Hamza Uddin

Personal information
- Nickname: Thriller
- Nationality: English
- Born: 16 July 2003 (age 23)
- Height: 5 ft 7 in (170 cm)
- Weight: Flyweight

Boxing career
- Stance: Orthodox

Boxing record
- Total fights: 7
- Wins: 7
- Win by KO: 4

= Hamza Uddin =

English boxer (born 2003)

Hamza Uddin (born 16 July 2003) is an English professional boxer. He has held the English and WBA International flyweight titles since October 2025. As an amateur he was the youngest person to win two England Boxing National Elite Championships.

==Early life and amateur career==
Brought up in Walsall and of a Bangladeshi heritage, Uddin's father Siraj was a boxer and was his inspiration for taking up the sport with his first bout coming at the age of 10.

He went on to win eight national amateur titles and was a member of Team GB. Uddin won the flyweight division at the England Boxing National Elite Championships in 2022 and 2023. Aged 19 when he won his second championship, he became the youngest two-time champion at the event.

==Professional career==
Uddin turned professional in December 2023, signing a promotional contract with Eddie Hearn led Matchroom Boxing.
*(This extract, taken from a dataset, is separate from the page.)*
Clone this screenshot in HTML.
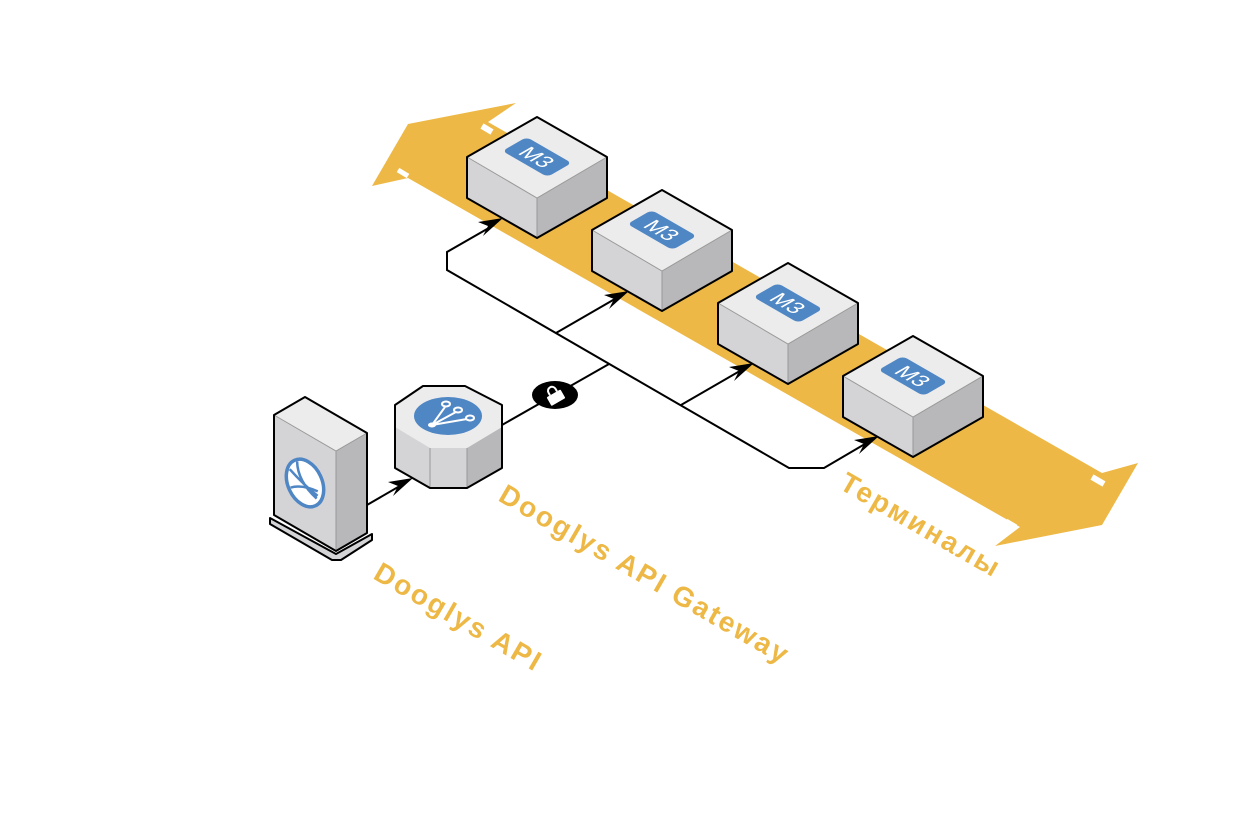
<!DOCTYPE html>
<html><head><meta charset="utf-8"><style>html,body{margin:0;padding:0;background:#fff}svg{display:block}</style></head>
<body>
<svg width="1260" height="836" viewBox="0 0 1260 836" xmlns="http://www.w3.org/2000/svg">
<defs>
<g id="blk">
  <polygon points="0,0 70,40 0,81 -70,40" fill="#ececec"/>
  <polygon points="-70,40 0,81 0,121 -70,81" fill="#d4d4d6"/>
  <polygon points="0,81 70,40 70,81 0,121" fill="#b8b8ba"/>
  <polyline points="-70,40 0,81 70,40" fill="none" stroke="#999" stroke-width="1"/>
  <line x1="0" y1="81" x2="0" y2="121" stroke="#999"/>
  <polygon points="0,0 70,40 70,81 0,121 -70,81 -70,40" fill="none" stroke="#000" stroke-width="2" stroke-linejoin="round"/>
  <g transform="translate(0,40) matrix(0.866,0.5,-0.866,0.5,0,0)">
    <rect x="-26" y="-14" width="52" height="28" rx="5" fill="#4f86c4"/>
    <text x="0" y="8" text-anchor="middle" font-family="Liberation Sans, sans-serif" font-size="22" fill="#fff">M3</text>
  </g>
</g>
</defs>

<polygon points="372,186 408,124 516,103 488,122 1102,473 1138,463 1102,525 995,546 1020,527 408,178" fill="#edb845"/>
<line x1="482" y1="126" x2="492" y2="132" stroke="#fff" stroke-width="6"/>
<line x1="1092" y1="477" x2="1104" y2="484" stroke="#fff" stroke-width="6"/>
<line x1="398" y1="170" x2="408" y2="176" stroke="#fff" stroke-width="5"/>
<line x1="1006" y1="521" x2="1016" y2="527" stroke="#fff" stroke-width="5"/>

<g fill="none" stroke="#000" stroke-width="2">
  <polyline points="494,225 447,252 447,270 789,468 824,468 870,441"/>
  <line x1="556" y1="333" x2="620" y2="296"/>
  <line x1="681" y1="405" x2="745" y2="368"/>
  <line x1="502" y1="425" x2="609" y2="364"/>
  <line x1="367" y1="505" x2="405" y2="483"/>
</g>
<g fill="#000">
  <polygon points="503,218 483,236 488,226 478,222"/>
  <polygon points="629,291 609,309 614,299 604,295"/>
  <polygon points="754,363 734,381 739,371 729,367"/>
  <polygon points="879,436 859,454 864,444 854,440"/>
  <polygon points="413,478 393,496 398,486 388,482"/>
</g>
<ellipse cx="555" cy="395" rx="23" ry="14" fill="#000"/>
<g transform="translate(555,396) rotate(-30)">
  <rect x="-8" y="-3" width="16" height="10" fill="#fff" rx="1"/>
  <path d="M-4,-3 v-3 a4,4 0 0 1 8,0 v3" fill="none" stroke="#fff" stroke-width="2"/>
</g>

<use href="#blk" x="537" y="117"/>
<use href="#blk" x="662" y="190"/>
<use href="#blk" x="788" y="263"/>
<use href="#blk" x="913" y="336"/>

<polygon points="270,518 336,554 372,534 372,540 341,560 332,560 270,524" fill="#d4d4d6" stroke="#000" stroke-width="2" stroke-linejoin="round"/>
<polygon points="274,415 305,397 367,433 336,451" fill="#ececec"/>
<polygon points="274,415 336,451 336,551 274,515" fill="#d4d4d6"/>
<polygon points="336,451 367,433 367,533 336,551" fill="#b8b8ba"/>
<polyline points="274,415 336,451 367,433" fill="none" stroke="#999"/>
<line x1="336" y1="451" x2="336" y2="551" stroke="#999"/>
<polygon points="274,415 305,397 367,433 367,533 336,551 274,515" fill="none" stroke="#000" stroke-width="2" stroke-linejoin="round"/>
<g transform="translate(305,483) rotate(-25)">
  <ellipse rx="17" ry="25" fill="#fff" stroke="#4f86c4" stroke-width="3.5"/>
  <path d="M-8,-19 q6,20 14,36 M-15,-2 q12,2 23,15 M2,-23 q-8,18 2,42" fill="none" stroke="#4f86c4" stroke-width="2.5"/>
</g>

<polygon points="395,427 502,427 502,468 467,488 430,488 395,468" fill="#d4d4d6"/>
<polygon points="467,448 502,427 502,468 467,488" fill="#b8b8ba"/>
<line x1="430" y1="448" x2="430" y2="488" stroke="#999"/>
<line x1="467" y1="448" x2="467" y2="488" stroke="#999"/>
<polygon points="395,405 423,386 465,386 502,405 502,427 467,448 430,448 395,427" fill="#ececec"/>
<polygon points="395,405 423,386 465,386 502,405 502,468 467,488 430,488 395,468" fill="none" stroke="#000" stroke-width="2" stroke-linejoin="round"/>
<ellipse cx="448" cy="416" rx="34" ry="19" fill="#4f86c4"/>
<g stroke="#fff" stroke-width="2" fill="none">
  <path d="M432,425 L445,407 M432,425 L456,412 M432,425 L467,419"/>
  <ellipse cx="446" cy="404" rx="4" ry="2.5"/><ellipse cx="458" cy="410" rx="4" ry="2.5"/><ellipse cx="470" cy="418" rx="4" ry="2.5"/>
</g>
<ellipse cx="432" cy="425" rx="4" ry="2.5" fill="#fff"/>

<g font-family="Liberation Sans, sans-serif" font-weight="bold" font-size="28" fill="#edb845" letter-spacing="2.3">
  <text transform="translate(372,578) rotate(30)">Dooglys API</text>
  <text transform="translate(497,500) rotate(30)">Dooglys API Gateway</text>
  <text transform="translate(838,488) rotate(30)">Терминалы</text>
</g>
</svg>
</body></html>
He made his pro-debut at the Exhibition Centre in Liverpool on 27 April 2024, stopping Santiago San Eusebio in the third of their scheduled six-round contest.

Unbeaten in his first five paid fights, Uddin claimed the vacant English and WBA International flyweight titles with a fifth round stoppage win over Paul Roberts at Sheffield Arena on 11 October 2025. He knocked his opponent to the canvas three times before Roberts' corner threw in the towel to end the bout.

Uddin is scheduled to challenge British flyweight champion Sean Bruce at the Utilita Arena in Birmingham on 3 October 2026 with the vacant Commonwealth flyweight title also on the line.